Happy St. Patrick’s Day!!! Though I’m not Irish (100% Greek here!), I still have fun celebrating. Plus when I visited Ireland, everyone I met was very friendly and welcoming so I can’t help but love the culture. Also I happen to live next to an Irish pub and hotel so it’s hard not to join in on the celebration! Unfortunately, my recipe for you today is not remotely Irish (due to my poor planning)… but you are still going to love it!
First, I want to update you on the Sophomore retreat I chaperoned on Thursday and Friday. It was wonderful! I’m not going to go into too much detail, but the students were really well-behaved and I was really impressed with their insights and thoughtfulness. Overall it was a really great experience and I’m happy I volunteered. I also had a nice, relaxing weekend which made me well-rested for today. We had staff development today at school so we actually finished at 1 pm which was really nice because it’s not often we get out early! I am definitely enjoying my extra free time.
Now back to today’s recipe. Yesterday I decided I would try my hand at making California Rolls. I’ve never made any type of sushi before so I wasn’t sure how it was going to go, but I was pleasantly surprised that it’s a lot easier than it looks! So without further ado, here is…
How to Make California Rolls!
First, you will need to prepare the rice. You should buy “Sushi Rice” which is a specific type of rice that sticks together really well. You can get it at most grocery stores and it will say sushi rice on it. Cook 1 1/2 cups rice according to the package directions and once it’s cooked, move it into a bowl. With 1 1/2 cups rice, I made 4 rolls.
In a different bowl, combine 2 tablespoons rice vinegar, 2 tablespoons sugar, and a dash of salt. Heat it up in the microwave for about 15-20 seconds then stir into the hot rice.
While the rice is cooking, you can prepare the rest of your ingredients. For California Rolls, you will need cucumber, avocado, and crab sticks (or real crab if you prefer). Cut them into strips and set aside. How many you use is up to you – I used about 1/2 a cucumber, 3 crab sticks, and 1/2 an avocado and made 4 rolls.
Once your rice is cool and your ingredients are ready, you can start rolling. If you have a sushi mat, lay it out on the counter and cover it with plastic wrap. A sushi mat is not necessary, it just makes rolling the sushi easier.

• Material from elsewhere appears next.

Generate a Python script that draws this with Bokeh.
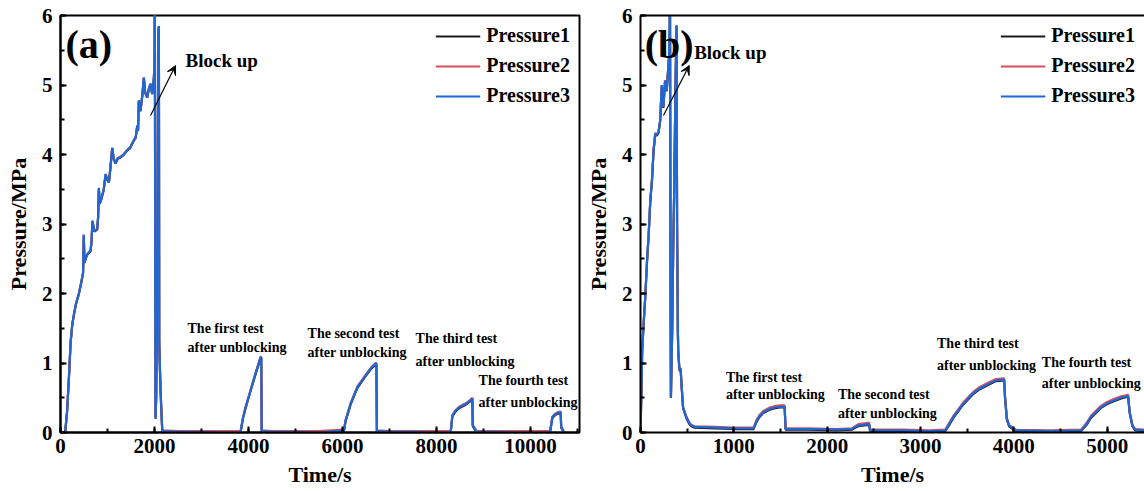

You should also fill a little bowl with warm water to wet your fingers and hands to keep the rice from sticking to them. You will also need it to seal the seaweed at the end of the rolls.
Next place the nori (seaweed) on the sushi mat. I got my nori from a Japanese supermarket, but I’ve seen it at Whole Foods and other grocery stores.
Take about 1 cup of rice and spread it evenly across the seaweed, leaving about an inch uncovered at the top. You’ll want to wet your hands with warm water before you do this so the rice doesn’t stick to your hands.
Place 2 strips of cucumber, crab, and avocado on the bottom third of the seaweed.
Now, begin to roll the sushi. Use the sushi mat to make one complete roll, tightening it to make sure that the filling inside is tight.
Hold on to the mat and the plastic wrap and continue rolling the mat until you get to the end of the seaweed.
Use your finger to wet the edge of the nori that is not covered with rice then make one final roll to seal it.
Once your roll is finished, cut off the edges and use a sharp knife to slice it into 1/2″ pieces. If your knife is sticking to the sushi, making it hard to cut, wet your knife with warm water in between cuts.
And that’s it! It looks very impressive but it’s not hard at all! The best part is that it’s sooooo much cheaper making it yourself than getting it from a restaurant. Since my California Rolls turned out so wonderfully, I think I’ll give Philadelphia rolls or other types of sushi a try soon.